Skip to main content
Set stream: true to receive tokens as they’re generated over SSE instead of waiting for the full response.

Request

{
  "model": "gpt-5",
  "messages": [{"role": "user", "content": "Write a haiku about coding"}],
  "stream": true
}

Code examples

import os, requests, json

r = requests.post("https://ninjachat.ai/api/v1/chat",
    headers={"Authorization": f"Bearer {os.environ['NINJACHAT_API_KEY']}"},
    json={
        "model": "auto",
        "messages": [{"role": "user", "content": "Write a haiku about coding"}],
        "stream": True,
        "include_routing": True,
    },
    stream=True
)

for line in r.iter_lines():
    if not line:
        continue
    text = line.decode("utf-8")
    if text.startswith("data: ") and text != "data: [DONE]":
        chunk = json.loads(text[6:])
        if "routing" in chunk:
            print(f"Routed to: {chunk['routing']['resolved']}", flush=True)
        token = chunk.get("choices", [{}])[0].get("delta", {}).get("content", "")
        print(token, end="", flush=True)
print()

SSE format

Each event is a data: line containing a JSON chunk.
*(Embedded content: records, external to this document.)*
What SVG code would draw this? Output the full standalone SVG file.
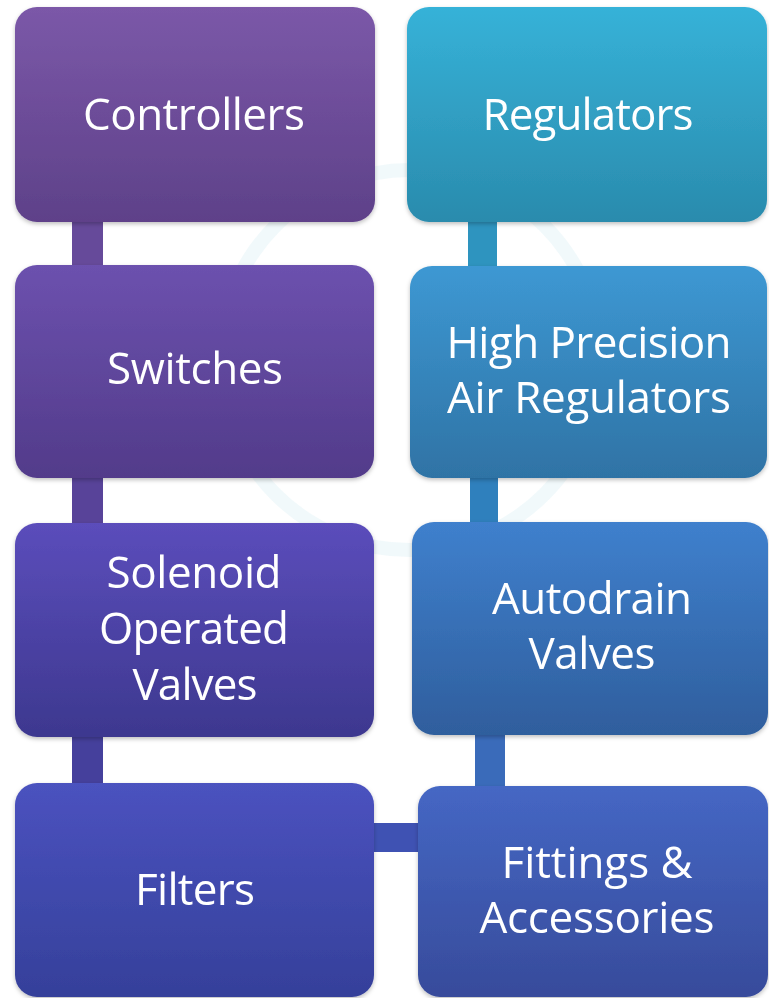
<svg xmlns="http://www.w3.org/2000/svg" width="769" height="998" viewBox="0 0 769 998">
<defs>
<style>
.lbl{font-family:"Open Sans","Noto Sans","DejaVu Sans",sans-serif;font-size:44px;fill:#ffffff;text-anchor:middle}
.box{filter:url(#sh)}
</style>
<filter id="sh" x="-5%" y="-5%" width="110%" height="112%">
<feDropShadow dx="0" dy="2" stdDeviation="2" flood-color="#000" flood-opacity="0.25"/>
</filter>
<linearGradient id="g1" x1="0" y1="0" x2="0" y2="1"><stop offset="0" stop-color="#7b58a8"/><stop offset="1" stop-color="#5e4189"/></linearGradient>
<linearGradient id="g2" x1="0" y1="0" x2="0" y2="1"><stop offset="0" stop-color="#6c51ae"/><stop offset="1" stop-color="#523b8a"/></linearGradient>
<linearGradient id="g3" x1="0" y1="0" x2="0" y2="1"><stop offset="0" stop-color="#5b4dbb"/><stop offset="1" stop-color="#3d388f"/></linearGradient>
<linearGradient id="g4" x1="0" y1="0" x2="0" y2="1"><stop offset="0" stop-color="#4b52bf"/><stop offset="1" stop-color="#35409a"/></linearGradient>
<linearGradient id="g5" x1="0" y1="0" x2="0" y2="1"><stop offset="0" stop-color="#36b2d8"/><stop offset="1" stop-color="#2a8bad"/></linearGradient>
<linearGradient id="g6" x1="0" y1="0" x2="0" y2="1"><stop offset="0" stop-color="#3d98d3"/><stop offset="1" stop-color="#2f73a5"/></linearGradient>
<linearGradient id="g7" x1="0" y1="0" x2="0" y2="1"><stop offset="0" stop-color="#3f80cd"/><stop offset="1" stop-color="#2f5e9d"/></linearGradient>
<linearGradient id="g8" x1="0" y1="0" x2="0" y2="1"><stop offset="0" stop-color="#4567c4"/><stop offset="1" stop-color="#374b9b"/></linearGradient>
</defs>
<rect width="769" height="998" fill="#ffffff"/>
<circle cx="410" cy="360" r="190" fill="none" stroke="#d6eff3" stroke-width="14" opacity="0.35"/>
<g id="connectors">
<rect x="72" y="215" width="31" height="58" fill="#664a9a"/>
<rect x="72" y="472" width="31" height="58" fill="#584399"/>
<rect x="72" y="730" width="31" height="60" fill="#45409c"/>
<rect x="468" y="215" width="29" height="58" fill="#2e94bf"/>
<rect x="470" y="472" width="28" height="56" fill="#2f80bd"/>
<rect x="475" y="728" width="30" height="64" fill="#3a6bba"/>
<rect x="365" y="823" width="60" height="29" fill="#3f52b3"/>
</g>
<g id="n-controllers" class="box"><rect x="15" y="7" width="360" height="215" rx="22" fill="url(#g1)"/><text class="lbl" x="194" y="130" textLength="222">Controllers</text></g>
<g id="n-switches" class="box"><rect x="15" y="265" width="359" height="213" rx="22" fill="url(#g2)"/><text class="lbl" x="195" y="384" textLength="176">Switches</text></g>
<g id="n-solenoid" class="box"><rect x="15" y="523" width="359" height="214" rx="22" fill="url(#g3)"/><text class="lbl" x="194" y="588" textLength="175">Solenoid</text><text class="lbl" x="194" y="644" textLength="190">Operated</text><text class="lbl" x="195" y="700" textLength="125">Valves</text></g>
<g id="n-filters" class="box"><rect x="15" y="783" width="359" height="214" rx="22" fill="url(#g4)"/><text class="lbl" x="195" y="905" textLength="120">Filters</text></g>
<g id="n-regulators" class="box"><rect x="407" y="7" width="360" height="215" rx="22" fill="url(#g5)"/><text class="lbl" x="588" y="130" textLength="211">Regulators</text></g>
<g id="n-hpar" class="box"><rect x="410" y="266" width="357" height="212" rx="22" fill="url(#g6)"/><text class="lbl" x="589" y="358" textLength="285">High Precision</text><text class="lbl" x="589" y="413" textLength="284">Air Regulators</text></g>
<g id="n-autodrain" class="box"><rect x="412" y="522" width="356" height="213" rx="22" fill="url(#g7)"/><text class="lbl" x="592" y="614" textLength="200">Autodrain</text><text class="lbl" x="592" y="669" textLength="127">Valves</text></g>
<g id="n-fittings" class="box"><rect x="418" y="786" width="350" height="211" rx="22" fill="url(#g8)"/><text class="lbl" x="597" y="878" textLength="191">Fittings &amp;</text><text class="lbl" x="597" y="933" textLength="235">Accessories</text></g>
</svg>
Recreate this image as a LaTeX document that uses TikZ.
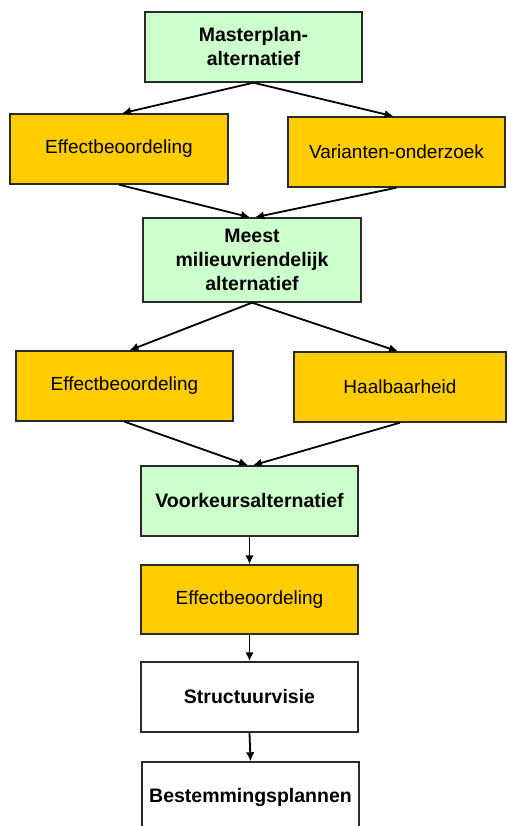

The stream ends with data: [DONE].
data: {"choices":[{"delta":{"content":"The"}}]}
data: {"choices":[{"delta":{"content":" capital"}}]}
data: [DONE]
When using smart routing (model: "auto"), the first chunk includes a routing object with the resolved model — before any content tokens arrive.

Notes

  • Streaming works with all models, smart routing variants, and sessions.
  • Response caching is automatically disabled for streaming requests.
  • Billing is the same as non-streaming — you’re charged at the resolved model’s rate.